[JOB]
Keep to the lines from the line containing "Write a Python" through the line containing "ms=3.5, mew=0.9, zorder=3)": copy them exactly and leave every picture out.

(begin)

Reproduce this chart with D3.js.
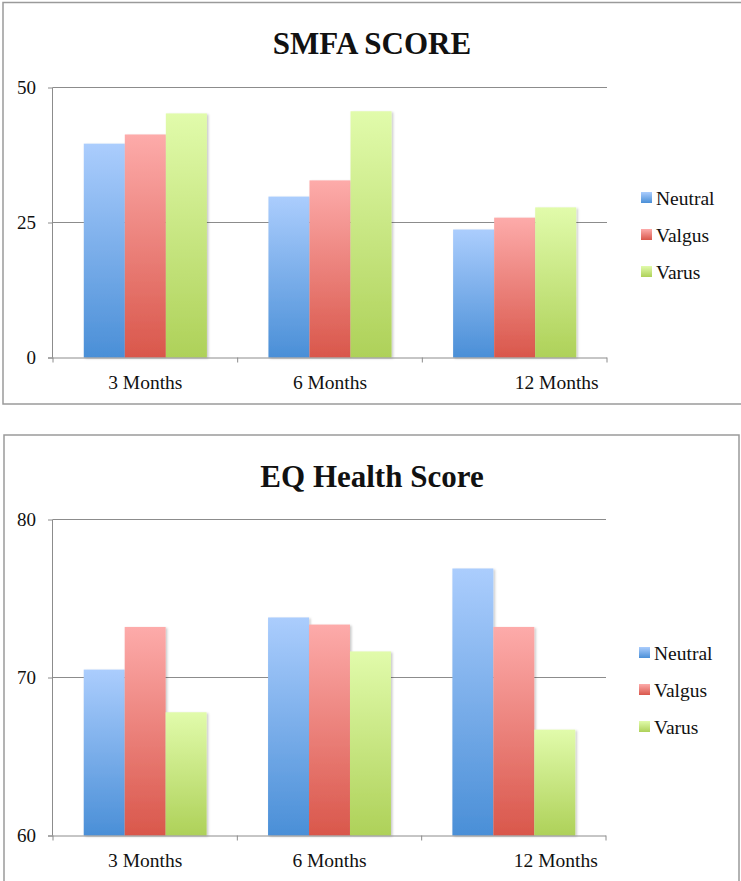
<!DOCTYPE html>
<html>
<head>
<meta charset="utf-8">
<script src="https://cdn.jsdelivr.net/npm/d3@7"></script>
<style>
  html, body { margin: 0; padding: 0; background: #fff; }
  svg { display: block; }
  text { font-family: "Liberation Serif", "DejaVu Serif", serif; fill: #111; }
</style>
</head>
<body>
<svg id="chart" width="741" height="881"></svg>
<script>
// ---- data ----
const categories = ["3 Months", "6 Months", "12 Months"];
const seriesNames = ["Neutral", "Valgus", "Varus"];

const smfaNeutral = [39.6, 29.8, 23.7];
const smfaValgus  = [41.3, 32.8, 25.9];
const smfaVarus   = [45.2, 45.6, 27.8];
const smfaTicks   = [0, 25, 50];

const eqNeutral = [70.5, 73.8, 76.9];
const eqValgus  = [73.2, 73.35, 73.2];
const eqVarus   = [67.8, 71.65, 66.7];
const eqTicks   = [60, 70, 80];

// colour ramps per series: [top, bottom]
const seriesColors = {
  Neutral: ["#abcdfd", "#4a8fd7"],
  Valgus:  ["#fdabaa", "#d9574b"],
  Varus:   ["#e1fbab", "#aed159"]
};

const svg = d3.select("#chart");
const defs = svg.append("defs");

seriesNames.forEach(name => {
  const g = defs.append("linearGradient")
    .attr("id", "grad-" + name)
    .attr("x1", 0).attr("y1", 0).attr("x2", 0).attr("y2", 1);
  g.append("stop").attr("offset", "0%").attr("stop-color", seriesColors[name][0]);
  g.append("stop").attr("offset", "100%").attr("stop-color", seriesColors[name][1]);
});

const shadow = defs.append("filter").attr("id", "barShadow")
  .attr("x", "-10%").attr("y", "-5%").attr("width", "130%").attr("height", "115%");
shadow.append("feDropShadow")
  .attr("dx", 1.5).attr("dy", 1).attr("stdDeviation", 1.2)
  .attr("flood-color", "#000").attr("flood-opacity", 0.22);

function drawChart(opts) {
  const { frame, title, titleY, plot, domain, ticks, values, legendX, legendY, legendStep } = opts;
  const root = svg.append("g");

  // outer frame
  root.append("rect")
    .attr("x", frame.x).attr("y", frame.y)
    .attr("width", frame.w).attr("height", frame.h)
    .attr("fill", "#fff").attr("stroke", "#9a9a9a").attr("stroke-width", 1.5);

  // title
  root.append("text")
    .attr("x", 372).attr("y", titleY)
    .attr("text-anchor", "middle")
    .attr("font-size", 31).attr("font-weight", "bold")
    .text(title);

  const x = d3.scaleBand().domain(categories).range([plot.x0, plot.x1]);
  const y = d3.scaleLinear().domain(domain).range([plot.y0, plot.y1]);

  // gridlines
  root.append("g").selectAll("line").data(ticks.filter(t => t !== domain[0])).join("line")
    .attr("x1", plot.x0).attr("x2", plot.x1)
    .attr("y1", d => y(d)).attr("y2", d => y(d))
    .attr("stroke", "#8c8c8c").attr("stroke-width", 1);

  // y axis
  const yAxis = root.append("g")
    .attr("transform", `translate(${plot.x0},0)`)
    .call(d3.axisLeft(y).tickValues(ticks).tickSize(5).tickPadding(12).tickFormat(d3.format("d")));
  yAxis.select(".domain").attr("stroke", "#8c8c8c").attr("d", `M-0.5,${plot.y0}V${plot.y1}`);
  yAxis.selectAll(".tick line").attr("stroke", "#8c8c8c");
  yAxis.selectAll(".tick text")
    .attr("font-family", "Liberation Serif, serif")
    .attr("font-size", 19).attr("fill", "#111");

  // bars
  const inner = d3.scaleBand().domain(seriesNames)
    .range([0, x.bandwidth()]).paddingOuter(0.75).paddingInner(0);

  const groups = root.append("g").selectAll("g").data(categories).join("g")
    .attr("transform", d => `translate(${x(d)},0)`);

  groups.selectAll("rect")
    .data((c, i) => seriesNames.map(s => ({ s, v: values[s][i] })))
    .join("rect")
    .attr("x", d => inner(d.s))
    .attr("width", inner.bandwidth())
    .attr("y", d => y(d.v))
    .attr("height", d => y(domain[0]) - y(d.v))
    .attr("fill", d => `url(#grad-${d.s})`)
    .attr("filter", "url(#barShadow)");

  // x axis
  const xAxis = root.append("g")
    .attr("transform", `translate(0,${plot.y0})`);
  xAxis.append("line")
    .attr("x1", plot.x0 - 5).attr("x2", plot.x1)
    .attr("y1", 0.5).attr("y2", 0.5)
    .attr("stroke", "#8c8c8c");
  const bounds = [plot.x0, ...categories.map(c => x(c) + x.bandwidth())];
  xAxis.selectAll("line.tk").data(bounds).join("line").attr("class", "tk")
    .attr("x1", d => d).attr("x2", d => d)
    .attr("y1", 0).attr("y2", 5)
    .attr("stroke", "#8c8c8c");
  xAxis.selectAll("text").data(categories).join("text")
    .attr("x", (d, i) => x(d) + x.bandwidth() / 2 + (i === categories.length - 1 ? 42 : 0))
    .attr("y", 31)
    .attr("text-anchor", "middle")
    .attr("font-size", 19.5)
    .text(d => d);

  // legend
  const leg = root.append("g").selectAll("g").data(seriesNames).join("g")
    .attr("transform", (d, i) => `translate(${legendX},${legendY + i * legendStep})`);
  leg.append("rect")
    .attr("x", 0).attr("y", -6).attr("width", 11).attr("height", 11)
    .attr("fill", d => `url(#grad-${d})`);
  leg.append("text")
    .attr("x", 15).attr("y", 6.5)
    .attr("font-size", 19.5)
    .text(d => d);
}

drawChart({
  frame: { x: 3, y: 2.5, w: 745, h: 401.5 },
  title: "SMFA SCORE",
  titleY: 54,
  plot: { x0: 53, x1: 607, y0: 357.5, y1: 87.5 },
  domain: [0, 50],
  ticks: smfaTicks,
  values: { Neutral: smfaNeutral, Valgus: smfaValgus, Varus: smfaVarus },
  legendX: 641, legendY: 198, legendStep: 37
});

drawChart({
  frame: { x: 4, y: 435, w: 735, h: 460 },
  title: "EQ Health Score",
  titleY: 487,
  plot: { x0: 53, x1: 606, y0: 835.5, y1: 519.5 },
  domain: [60, 80],
  ticks: eqTicks,
  values: { Neutral: eqNeutral, Valgus: eqValgus, Varus: eqVarus },
  legendX: 639, legendY: 653, legendStep: 37
});
</script>
</body>
</html>
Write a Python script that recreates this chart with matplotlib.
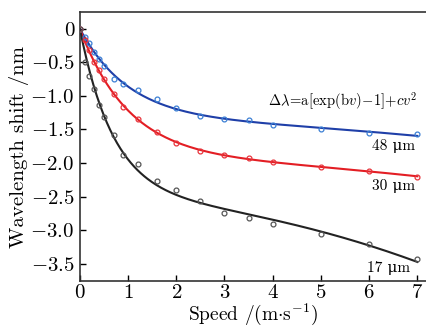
import numpy as np
import matplotlib
matplotlib.use('Agg')
import matplotlib.pyplot as plt

plt.rcParams['mathtext.fontset'] = 'cm'
plt.rcParams['font.family'] = ['cmr10', 'DejaVu Serif']
plt.rcParams['axes.formatter.use_mathtext'] = True
plt.rcParams['axes.unicode_minus'] = True

# speed values (m/s) and measured wavelength shift (nm)
speed = [0, 0.1, 0.2, 0.3, 0.4, 0.5, 0.7, 0.9, 1.2, 1.6, 2, 2.5, 3, 3.5, 4, 5, 6, 7]
shift_48 = [0, -0.12, -0.22, -0.34, -0.45, -0.55, -0.75, -0.83, -0.91, -1.05, -1.18,
            -1.30, -1.34, -1.36, -1.44, -1.50, -1.55, -1.57]
shift_30 = [0, -0.17, -0.32, -0.50, -0.61, -0.75, -0.97, -1.17, -1.35, -1.53, -1.70,
            -1.82, -1.88, -1.92, -1.99, -2.06, -2.12, -2.20]
shift_17 = [0, -0.50, -0.70, -0.89, -1.13, -1.31, -1.58, -1.88, -2.01, -2.26, -2.40,
            -2.57, -2.74, -2.82, -2.91, -3.06, -3.21, -3.43]

labels = ['48 \u03bcm', '30 \u03bcm', '17 \u03bcm']
line_colors = ['#1f3fa8', '#e31e24', '#222222']
mark_colors = ['#3b7fd4', '#e8343c', '#555555']


def fit_curve(x, y):
    # least squares fit of a[exp(bv)-1]+cv^2, scanning b
    x = np.asarray(x)
    y = np.asarray(y)
    best = None
    for b in np.linspace(-8, -0.05, 4000):
        A = np.column_stack([np.exp(b * x) - 1, x ** 2])
        coef, res, rk, sv = np.linalg.lstsq(A, y, rcond=None)
        err = np.sum((A @ coef - y) ** 2)
        if best is None or err < best[0]:
            best = (err, coef[0], b, coef[1])
    return best[1:]


fig = plt.figure(figsize=(4.27, 3.31), dpi=100)
ax = fig.add_axes([0.187, 0.15, 0.813, 0.814])

vv = np.linspace(0, 7, 300)
for ys, lc, mc in zip([shift_48, shift_30, shift_17], line_colors, mark_colors):
    a, b, c = fit_curve(speed, ys)
    ax.plot(vv, a * (np.exp(b * vv) - 1) + c * vv ** 2, color=lc, lw=1.5, zorder=2)
    ax.plot(speed, ys, 'o', mfc='none', mec=mc, ms=3.5, mew=0.9, zorder=3)

ax.text(7, -1.07, r'$\Delta\lambda\!=\!\mathrm{a[exp(b}v\mathrm{)\!-\!1]\!+\!}cv^2$',
        ha='right', va='center', fontsize=10.5)
ax.text(6.95, -1.75, labels[0], ha='right', va='center', fontsize=11)
ax.text(6.95, -2.34, labels[1], ha='right', va='center', fontsize=11)
ax.text(6.85, -3.56, labels[2], ha='right', va='center', fontsize=11)

ax.set_xlim(0, 7.2)
ax.set_ylim(-3.76, 0.25)
ax.set_xticks(range(0, 8))
ax.set_yticks([0, -0.5, -1.0, -1.5, -2.0, -2.5, -3.0, -3.5])
ax.set_yticklabels(['0', '$-0.5$', '$-1.0$', '$-1.5$', '$-2.0$', '$-2.5$', '$-3.0$', '$-3.5$'])
ax.tick_params(direction='in', length=4, width=1, labelsize=15, pad=4)
ax.tick_params(axis='x', pad=2)
ax.spines['right'].set_visible(False)
for s in ['left', 'bottom', 'top']:
    ax.spines[s].set_linewidth(1.2)
    ax.spines[s].set_color('#333333')

ax.set_xlabel(r'Speed /(m$\cdot$s$^{-1}$)', fontsize=14, labelpad=0)
ax.set_ylabel('Wavelength shift /nm', fontsize=15, labelpad=1)

fig.savefig('out.png', dpi=100)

(end)

[WRITTEN REPLY]
Write a Python script that recreates this chart with matplotlib.
import numpy as np
import matplotlib
matplotlib.use('Agg')
import matplotlib.pyplot as plt

plt.rcParams['mathtext.fontset'] = 'cm'
plt.rcParams['font.family'] = ['cmr10', 'DejaVu Serif']
plt.rcParams['axes.formatter.use_mathtext'] = True
plt.rcParams['axes.unicode_minus'] = True

# speed values (m/s) and measured wavelength shift (nm)
speed = [0, 0.1, 0.2, 0.3, 0.4, 0.5, 0.7, 0.9, 1.2, 1.6, 2, 2.5, 3, 3.5, 4, 5, 6, 7]
shift_48 = [0, -0.12, -0.22, -0.34, -0.45, -0.55, -0.75, -0.83, -0.91, -1.05, -1.18,
            -1.30, -1.34, -1.36, -1.44, -1.50, -1.55, -1.57]
shift_30 = [0, -0.17, -0.32, -0.50, -0.61, -0.75, -0.97, -1.17, -1.35, -1.53, -1.70,
            -1.82, -1.88, -1.92, -1.99, -2.06, -2.12, -2.20]
shift_17 = [0, -0.50, -0.70, -0.89, -1.13, -1.31, -1.58, -1.88, -2.01, -2.26, -2.40,
            -2.57, -2.74, -2.82, -2.91, -3.06, -3.21, -3.43]

labels = ['48 \u03bcm', '30 \u03bcm', '17 \u03bcm']
line_colors = ['#1f3fa8', '#e31e24', '#222222']
mark_colors = ['#3b7fd4', '#e8343c', '#555555']


def fit_curve(x, y):
    # least squares fit of a[exp(bv)-1]+cv^2, scanning b
    x = np.asarray(x)
    y = np.asarray(y)
    best = None
    for b in np.linspace(-8, -0.05, 4000):
        A = np.column_stack([np.exp(b * x) - 1, x ** 2])
        coef, res, rk, sv = np.linalg.lstsq(A, y, rcond=None)
        err = np.sum((A @ coef - y) ** 2)
        if best is None or err < best[0]:
            best = (err, coef[0], b, coef[1])
    return best[1:]


fig = plt.figure(figsize=(4.27, 3.31), dpi=100)
ax = fig.add_axes([0.187, 0.15, 0.813, 0.814])

vv = np.linspace(0, 7, 300)
for ys, lc, mc in zip([shift_48, shift_30, shift_17], line_colors, mark_colors):
    a, b, c = fit_curve(speed, ys)
    ax.plot(vv, a * (np.exp(b * vv) - 1) + c * vv ** 2, color=lc, lw=1.5, zorder=2)
    ax.plot(speed, ys, 'o', mfc='none', mec=mc, ms=3.5, mew=0.9, zorder=3)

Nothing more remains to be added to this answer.